Have you—yes, you, the person reading this—ever posted something on Facebook just to make others think of you in a certain way? Taken a picture of you looking good or doing something awesome just to impress someone? Said something borderline mean just to be funny, modified your real opinion just to fit in, refused to admit you were wrong just to show that person, that one particular person who is so self-important, that you are just as good as they are?
Or, maybe a better question: has there been a day when you haven’t done one of these things?
It’s been a while for me, even here on this blog. I’d like to say that I always write on it for the right reasons, but most of the time (all of the time?) our motivations are mixed. On my good days, I write on this blog because I want to start good conversations, because I love it, and because I know God has given me the gift of communicating, and I want to use that to his glory.
On my bad days, my fear of a life that goes unwitnessed means that I turn to the Internet with my thoughts and stories and feelings in order to feel validated and secure. I let my good desire to be loved turn into an endless cycle that feeds on the affirmation of others and yet is never quite satisfied. I want you to like what I say, and to like me, and to like me so much that….
That what? That I matter, I guess. That I am doing something great for God. That I can finally feel like I’ve earned your approval, and maybe his too.
Sometimes I write to take my identity from Christ and put it back in my own control. And that looks so ugly, there, written out in actual words, but it’s true.
And I need to pause and remember. I need to stop writing, stop congratulating myself, stop trying to always be right, stop worrying about what other people think and be still and know that he is God.

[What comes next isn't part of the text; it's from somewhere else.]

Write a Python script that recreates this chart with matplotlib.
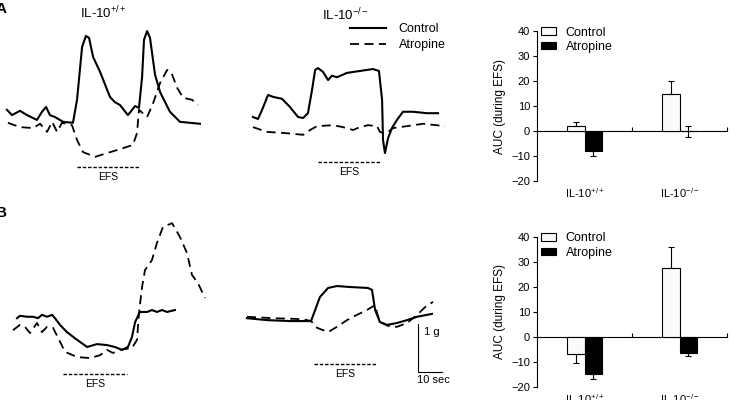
import numpy as np
import matplotlib
matplotlib.use('Agg')
import matplotlib.pyplot as plt
from matplotlib.lines import Line2D

plt.rcParams['font.family'] = ['Liberation Sans', 'DejaVu Sans']
plt.rcParams['mathtext.fontset'] = 'custom'
plt.rcParams['mathtext.rm'] = 'Liberation Sans'
plt.rcParams['mathtext.it'] = 'Liberation Sans:italic'

WT = r'IL-10$^{+/+}$'
KO = r'IL-10$^{-/-}$'

# ---- traces (time in s, tension in g) ----
a1_ctl_t = [2.9, 5.0, 8.3, 11.3, 15.4, 17.5, 19.2, 20.8, 22.9, 26.3, 30.4, 32.1, 34.2, 35.8, 37.1,
            38.8, 41.7, 45.8, 47.9, 50.0, 53.3, 56.3, 57.9, 59.2, 60.0, 61.3, 62.5, 64.6, 66.7,
            70.8, 75.0, 83.3]
a1_ctl_g = [1.67, 1.56, 1.65, 1.56, 1.46, 1.63, 1.73, 1.56, 1.52, 1.42, 1.40, 1.88, 2.98, 3.21, 3.17,
            2.77, 2.46, 1.94, 1.83, 1.77, 1.56, 1.75, 1.71, 2.35, 3.13, 3.31, 3.17, 2.40, 2.04,
            1.63, 1.42, 1.38]
a1_atr_t = [3.3, 8.3, 13.8, 16.7, 19.6, 21.7, 23.8, 25.8, 30.0, 32.1, 34.6, 39.6, 44.6, 50.0, 55.4,
            57.1, 57.9, 61.3, 63.8, 66.7, 69.6, 71.3, 73.8, 76.3, 80.0, 82.5]
a1_atr_g = [1.40, 1.31, 1.29, 1.38, 1.21, 1.42, 1.21, 1.40, 1.35, 1.04, 0.79, 0.69, 0.77, 0.85, 0.94,
            1.19, 1.67, 1.52, 1.81, 2.23, 2.50, 2.46, 2.13, 1.92, 1.88, 1.77]

a2_ctl_t = [5.4, 7.5, 9.2, 11.7, 13.8, 17.5, 20.8, 24.2, 26.3, 28.3, 30.0, 31.3, 32.5, 34.6, 36.7,
            38.3, 40.4, 44.6, 50.0, 55.4, 57.9, 59.2, 59.6, 60.4, 61.7, 63.3, 65.4, 67.9, 72.1,
            77.9, 82.5]
a2_ctl_g = [1.52, 1.48, 1.67, 1.98, 1.94, 1.90, 1.73, 1.52, 1.50, 1.60, 2.08, 2.50, 2.54, 2.46, 2.29,
            2.38, 2.35, 2.44, 2.48, 2.52, 2.48, 1.88, 1.04, 0.77, 1.08, 1.29, 1.46, 1.63, 1.63,
            1.60, 1.60]
a2_atr_t = [5.4, 11.3, 17.9, 26.3, 29.2, 32.1, 38.8, 42.9, 47.1, 50.0, 53.3, 57.1, 58.3, 59.6, 61.7,
            63.8, 69.6, 76.3, 85.4]
a2_atr_g = [1.31, 1.21, 1.19, 1.15, 1.25, 1.33, 1.35, 1.31, 1.25, 1.31, 1.35, 1.33, 1.21, 1.19, 1.21,
            1.29, 1.33, 1.38, 1.33]

b1_ctl_t = [7.1, 8.3, 11.3, 13.8, 15.8, 17.5, 19.6, 21.7, 22.9, 25.0, 27.9, 32.1, 36.3, 40.4, 44.6,
            47.9, 50.8, 53.3, 55.0, 56.3, 58.3, 61.3, 63.3, 65.4, 67.5, 69.6, 72.9]
b1_ctl_g = [1.60, 1.65, 1.63, 1.63, 1.60, 1.67, 1.63, 1.67, 1.60, 1.46, 1.31, 1.15, 1.00, 1.06, 1.04,
            1.00, 0.94, 1.00, 1.21, 1.52, 1.73, 1.73, 1.77, 1.73, 1.77, 1.73, 1.77]
b1_atr_t = [5.4, 8.3, 10.4, 12.5, 15.4, 17.5, 19.6, 22.1, 24.2, 27.1, 32.1, 37.5, 41.7, 44.6, 47.1,
            50.0, 55.0, 57.1, 57.9, 59.2, 60.4, 63.3, 65.4, 67.9, 71.7, 75.0, 77.9, 80.0, 82.5, 85.4]
b1_atr_g = [1.35, 1.46, 1.42, 1.29, 1.50, 1.31, 1.42, 1.40, 1.19, 0.90, 0.79, 0.77, 0.83, 0.94, 0.875,
            0.94, 0.98, 1.15, 1.71, 2.25, 2.60, 2.81, 3.17, 3.50, 3.58, 3.29, 2.96, 2.50, 2.33, 2.02]

b2_ctl_t = [2.9, 11.3, 20.8, 29.6, 31.3, 33.3, 36.7, 40.4, 45.8, 53.3, 55.0, 56.3, 58.3, 61.3, 65.4,
            69.6, 73.8, 80.0]
b2_ctl_g = [1.60, 1.56, 1.54, 1.54, 1.77, 2.04, 2.23, 2.27, 2.25, 2.23, 2.19, 1.77, 1.52, 1.46, 1.50,
            1.56, 1.63, 1.69]
b2_atr_t = [2.9, 13.8, 26.3, 29.6, 32.1, 36.7, 40.4, 44.6, 48.75, 52.9, 56.3, 57.1, 58.3, 61.7, 65.4,
            69.6, 73.8, 77.1, 80.4]
b2_atr_g = [1.63, 1.60, 1.58, 1.54, 1.40, 1.31, 1.42, 1.56, 1.67, 1.77, 1.875, 1.71, 1.52, 1.44, 1.42,
            1.50, 1.67, 1.83, 1.94]

# EFS stimulation window (s)
a1_efs = [32.1, 58.3]
a2_efs = [32.5, 58.3]
b1_efs = [26.3, 52.9]
b2_efs = [30.8, 57.1]

# ---- AUC bars ----
groups = [WT, KO]
a_ctrl, a_ctrl_sem = [2.1, 14.7], [1.5, 5.4]
a_atr, a_atr_sem = [-8.0, 0.0], [1.9, 2.2]
b_ctrl, b_ctrl_sem = [-7.1, 27.3], [3.6, 8.4]
b_atr, b_atr_sem = [-14.9, -6.4], [2.2, 1.3]

PX_S, PX_G = 2.4, 48.0   # pixels per second / per gram at 100 dpi

fig = plt.figure(figsize=(7.31, 4.0), dpi=100)


def trace_panel(x0, ytop, w, h, ctl_t, ctl_g, atr_t, atr_g, efs, efs_y):
    ax = fig.add_axes([x0 / 731, 1 - (ytop + h) / 400, w / 731, h / 400])
    ax.plot(ctl_t, ctl_g, color='k', lw=1.5, solid_joinstyle='round')
    ax.plot(atr_t, atr_g, color='k', lw=1.3, ls=(0, (5, 3)))
    ax.plot(efs, [efs_y, efs_y], color='k', lw=1.0, ls=(0, (2.5, 1.3)))
    ax.text(np.mean(efs), efs_y - 0.21, 'EFS', ha='center', va='center', fontsize=7.5)
    ax.set_xlim(0, w / PX_S)
    ax.set_ylim(0, h / PX_G)
    ax.set_axis_off()
    return ax


trace_panel(0, 20, 215, 170, a1_ctl_t, a1_ctl_g, a1_atr_t, a1_atr_g, a1_efs, 0.48)
ax_a2 = trace_panel(240, 20, 220, 170, a2_ctl_t, a2_ctl_g, a2_atr_t, a2_atr_g, a2_efs, 0.58)
trace_panel(0, 205, 215, 190, b1_ctl_t, b1_ctl_g, b1_atr_t, b1_atr_g, b1_efs, 0.44)
ax_b2 = trace_panel(240, 205, 220, 190, b2_ctl_t, b2_ctl_g, b2_atr_t, b2_atr_g, b2_efs, 0.65)

# scale bar: 10 sec x 1 g
sb_t, sb_g = 74.2, 0.48
ax_b2.plot([sb_t, sb_t, sb_t + 10], [sb_g + 1, sb_g, sb_g], color='k', lw=0.8)
ax_b2.text(sb_t + 2.3, sb_g + 0.83, '1 g', fontsize=8, va='center')
ax_b2.text(sb_t - 0.4, sb_g - 0.17, '10 sec', fontsize=8, va='center')

fig.text(0.141, 0.967, WT, ha='center', va='center', fontsize=9.5)
fig.text(0.472, 0.962, KO, ha='center', va='center', fontsize=9.5)
fig.text(-0.006, 0.995, 'A', fontsize=11, fontweight='bold', va='top')
fig.text(-0.006, 0.485, 'B', fontsize=11, fontweight='bold', va='top')

leg_handles = [Line2D([], [], color='k', lw=1.5), Line2D([], [], color='k', lw=1.3, ls=(0, (5, 3)))]
ax_a2.legend(leg_handles, ['Control', 'Atropine'], loc='upper left',
             bbox_to_anchor=(350 / 731, 1 - 23 / 400), bbox_transform=fig.transFigure,
             frameon=False, fontsize=9, handlelength=2.9, handletextpad=1.0,
             labelspacing=0.35, borderpad=0, borderaxespad=0)


def bar_panel(ybot, ctrl, ctrl_sem, atr, atr_sem):
    ax = fig.add_axes([537 / 731, 1 - ybot / 400, 190 / 731, 150 / 400])
    x = np.arange(len(groups)) + 0.5
    w = 0.18
    for vals, sems, off, fc, lab in [(ctrl, ctrl_sem, -w / 2, '#fafafa', 'Control'),
                                     (atr, atr_sem, w / 2, 'black', 'Atropine')]:
        vals = np.array(vals)
        sems = np.array(sems)
        lo = np.where(vals <= 0, sems, 0)
        hi = np.where(vals >= 0, sems, 0)
        ax.bar(x + off, vals, w, color=fc, edgecolor='k', lw=0.8, label=lab,
               yerr=[lo, hi], error_kw=dict(ecolor='k', elinewidth=0.8, capsize=2.5, capthick=0.8))
    ax.set_xlim(0, 2)
    ax.set_ylim(-20, 40)
    ax.set_yticks(np.arange(-20, 41, 10))
    ax.set_xticks(x, groups)
    ax.tick_params(axis='x', length=0, pad=4, labelsize=8)
    ax.tick_params(axis='y', length=3, width=0.8, pad=2, labelsize=8)
    for s in ['top', 'right', 'bottom']:
        ax.spines[s].set_visible(False)
    ax.spines['left'].set_linewidth(0.8)
    ax.set_ylabel('AUC (during EFS)', fontsize=8.5, labelpad=4)
    zero = ax.secondary_xaxis(1 / 3)
    zero.set_xticks([1, 2])
    zero.tick_params(direction='in', length=3, width=0.8, labelbottom=False, labeltop=False)
    for s in zero.spines.values():
        s.set_linewidth(0.8)
    ax.legend(loc='upper left', bbox_to_anchor=(0.02, 1.03), frameon=False, fontsize=9,
              handlelength=1.2, handleheight=0.55, handletextpad=0.8, labelspacing=0.2,
              borderpad=0, borderaxespad=0)
    return ax


bar_panel(181, a_ctrl, a_ctrl_sem, a_atr, a_atr_sem)
bar_panel(386.7, b_ctrl, b_ctrl_sem, b_atr, b_atr_sem)

fig.savefig('out.png', dpi=100)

That he is God and I am not.
That I am living a life, not a Facebook news feed.
That the things I learn and the choices I make are part of becoming more like Christ, not becoming a blog post content generator.
That other people are people, not checkmarks on my to-do list, pawns in my debates, or props in the artfully designed and choreographed production that is my life, starring me.
And, after I get that reality check, I need to remember that I am still loved, no matter what, and it’s not something I have to earn after all.
Today, I’m not writing a blog post (although the explanation of why this isn’t a blog post took longer than I thought). I’m not telling stories about myself or sharing my thoughts on Scripture or being witty or deep or anything other than achingly flawed and human. None of those things are necessarily bad, and I’ll probably be back to my usual schedule next week. I just need a break. I need time to think about what it means to stop kinda-sorta-maybe want to change and actually do something about it. I need to be more content in some areas of my life and less content in others.
I need a little less chaos of my own creation and a little more silence.